The Warfighter Integrated Navigation System (WINS), being developed at the Communications Electronics Research Development and Engineering Center, uses a variety of sensors to track a soldier’s movement from a last known location, recording footsteps, speed, time, altitude and other factors to show the soldier’s location on a map.
"It's got a number of inertial sensors, such as a pedometer and an accelerometer, things you will find on your cell phone but of a higher quality," Osie David, a CERDEC researcher, said in a news release. "Even if the enemy is denying you GPS or the terrain is, you can still get known location on here so it will show up on your Nett Warrior device or your command and control system."
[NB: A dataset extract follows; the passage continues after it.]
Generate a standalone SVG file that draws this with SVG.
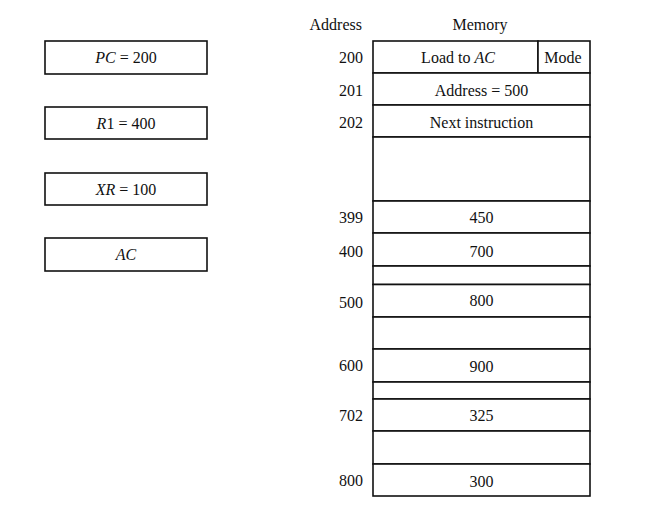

Finding alternatives to GPS is a focus for the Defense Department precisely for those times when Global Positioning Systems signals don’t get through, whether because of terrain such as dense forests or jungles, or enemy interference. GPS signals can be jammed even with low-powered devices or spoofed by stronger signals.
Or both. In 2011, it is thought that Iranian engineers jammed the GPS signal for an U.S. RQ-170 Sentinel drone, then spoofed its coordinates to make it land in Iran instead of its base in Afghanistan. University of Texas students also have demonstrated using spoofing to take control of unmanned aircraft and even an 80-foot yacht.
The military doesn’t expect that it ever will do without GPS—it’s still the most accurate and far-reaching geolocation system ever created and likely will remain so for the foreseeable future. But in addition to hardening GPS signals against jamming and other electronic warfare attacks, researchers are working on alternatives for those times when GPS service is blocked.